Exercise directions
In your copy, leave out the pictures; write out all the data exactly.

Dataset section
%%

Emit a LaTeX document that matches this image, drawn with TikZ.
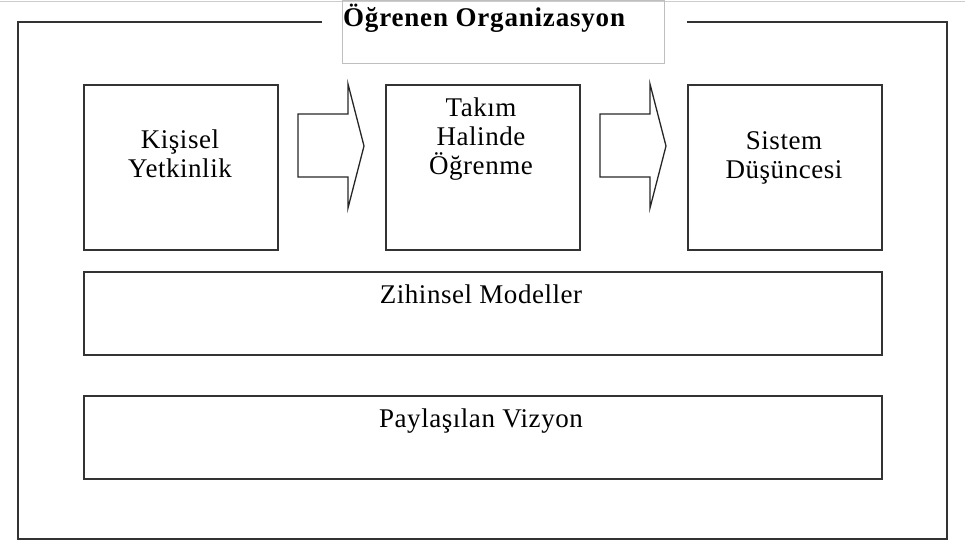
\documentclass[tikz,border=0pt]{standalone}
\usepackage{fontspec}
\setmainfont{Liberation Serif}
\begin{document}
\begin{tikzpicture}[x=1pt,y=-1pt,
  frame/.style={draw=black!80,line width=1.6pt},
  blk/.style={draw=black!80,line width=1.5pt,fill=white,inner sep=0pt,anchor=north west},
  lbl/.style={font=\fontsize{27}{29}\selectfont\addfontfeatures{LetterSpace=2},align=center,anchor=base,inner sep=0pt},
  blockarrow/.style={draw=black!85,line width=1.3pt,line join=miter}]
\useasboundingbox (0,0) rectangle (965,542);
% faint page line at top
\draw[black!20,line width=0.8pt] (0,1) -- (965,1);
% outer frame with gap for the title
\coordinate (tl) at (18,22);
\coordinate (tr) at (947,22);
\coordinate (bl) at (18,539);
\coordinate (br) at (947,539);
\coordinate (gapL) at (322,22);
\coordinate (gapR) at (687,22);
\draw[frame] (gapL) -- (tl) -- (bl) -- (br) -- (tr) -- (gapR);
% title box
\node[draw=black!25,line width=1pt,inner sep=0pt,minimum width=322pt,minimum height=63pt,anchor=north west] (titlebox) at (342,0) {};
\node[font=\fontsize{27}{30}\selectfont\bfseries\addfontfeatures{LetterSpace=3},anchor=base west,inner sep=0pt] (title) at (343,26) {Öğrenen Organizasyon};
% three boxes
\node[blk,minimum width=194pt,minimum height=165pt] (b1) at (83,84) {};
\node[blk,minimum width=194pt,minimum height=165pt] (b2) at (385,84) {};
\node[blk,minimum width=194pt,minimum height=165pt] (b3) at (687,84) {};
\node[lbl] (t1) at (180,177) {Kişisel\\Yetkinlik};
\node[lbl] (t2) at (481,174) {Takım\\Halinde\\Öğrenme};
\node[lbl] (t3) at (784,178) {Sistem\\Düşüncesi};
% block arrows
\draw[blockarrow] (298,114) -- (348,114) -- (348,84) -- (364,146) -- (348,208) -- (348,177) -- (298,177) -- cycle;
\draw[blockarrow] (600,114) -- (650,114) -- (650,84) -- (666,146) -- (650,208) -- (650,177) -- (600,177) -- cycle;
% wide boxes
\node[blk,minimum width=798pt,minimum height=83pt] (zm) at (83,271) {};
\node[blk,minimum width=798pt,minimum height=83pt] (pv) at (83,395) {};
\node[lbl] (tzm) at (481,303) {Zihinsel Modeller};
\node[lbl] (tpv) at (481,427) {Paylaşılan Vizyon};
\end{tikzpicture}
\end{document}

%%

Task output
Emit a LaTeX document that matches this image, drawn with TikZ.
\documentclass[tikz,border=0pt]{standalone}
\usepackage{fontspec}
\setmainfont{Liberation Serif}
\begin{document}
\begin{tikzpicture}[x=1pt,y=-1pt,
  frame/.style={draw=black!80,line width=1.6pt},
  blk/.style={draw=black!80,line width=1.5pt,fill=white,inner sep=0pt,anchor=north west},
  lbl/.style={font=\fontsize{27}{29}\selectfont\addfontfeatures{LetterSpace=2},align=center,anchor=base,inner sep=0pt},
  blockarrow/.style={draw=black!85,line width=1.3pt,line join=miter}]
\useasboundingbox (0,0) rectangle (965,542);
% faint page line at top
\draw[black!20,line width=0.8pt] (0,1) -- (965,1);
% outer frame with gap for the title
\coordinate (tl) at (18,22);
\coordinate (tr) at (947,22);
\coordinate (bl) at (18,539);
\coordinate (br) at (947,539);
\coordinate (gapL) at (322,22);
\coordinate (gapR) at (687,22);
\draw[frame] (gapL) -- (tl) -- (bl) -- (br) -- (tr) -- (gapR);
% title box
\node[draw=black!25,line width=1pt,inner sep=0pt,minimum width=322pt,minimum height=63pt,anchor=north west] (titlebox) at (342,0) {};
\node[font=\fontsize{27}{30}\selectfont\bfseries\addfontfeatures{LetterSpace=3},anchor=base west,inner sep=0pt] (title) at (343,26) {Öğrenen Organizasyon};
% three boxes
\node[blk,minimum width=194pt,minimum height=165pt] (b1) at (83,84) {};
\node[blk,minimum width=194pt,minimum height=165pt] (b2) at (385,84) {};
\node[blk,minimum width=194pt,minimum height=165pt] (b3) at (687,84) {};
\node[lbl] (t1) at (180,177) {Kişisel\\Yetkinlik};
\node[lbl] (t2) at (481,174) {Takım\\Halinde\\Öğrenme};
\node[lbl] (t3) at (784,178) {Sistem\\Düşüncesi};
% block arrows
\draw[blockarrow] (298,114) -- (348,114) -- (348,84) -- (364,146) -- (348,208) -- (348,177) -- (298,177) -- cycle;
\draw[blockarrow] (600,114) -- (650,114) -- (650,84) -- (666,146) -- (650,208) -- (650,177) -- (600,177) -- cycle;
% wide boxes
\node[blk,minimum width=798pt,minimum height=83pt] (zm) at (83,271) {};
\node[blk,minimum width=798pt,minimum height=83pt] (pv) at (83,395) {};
\node[lbl] (tzm) at (481,303) {Zihinsel Modeller};
\node[lbl] (tpv) at (481,427) {Paylaşılan Vizyon};
\end{tikzpicture}
\end{document}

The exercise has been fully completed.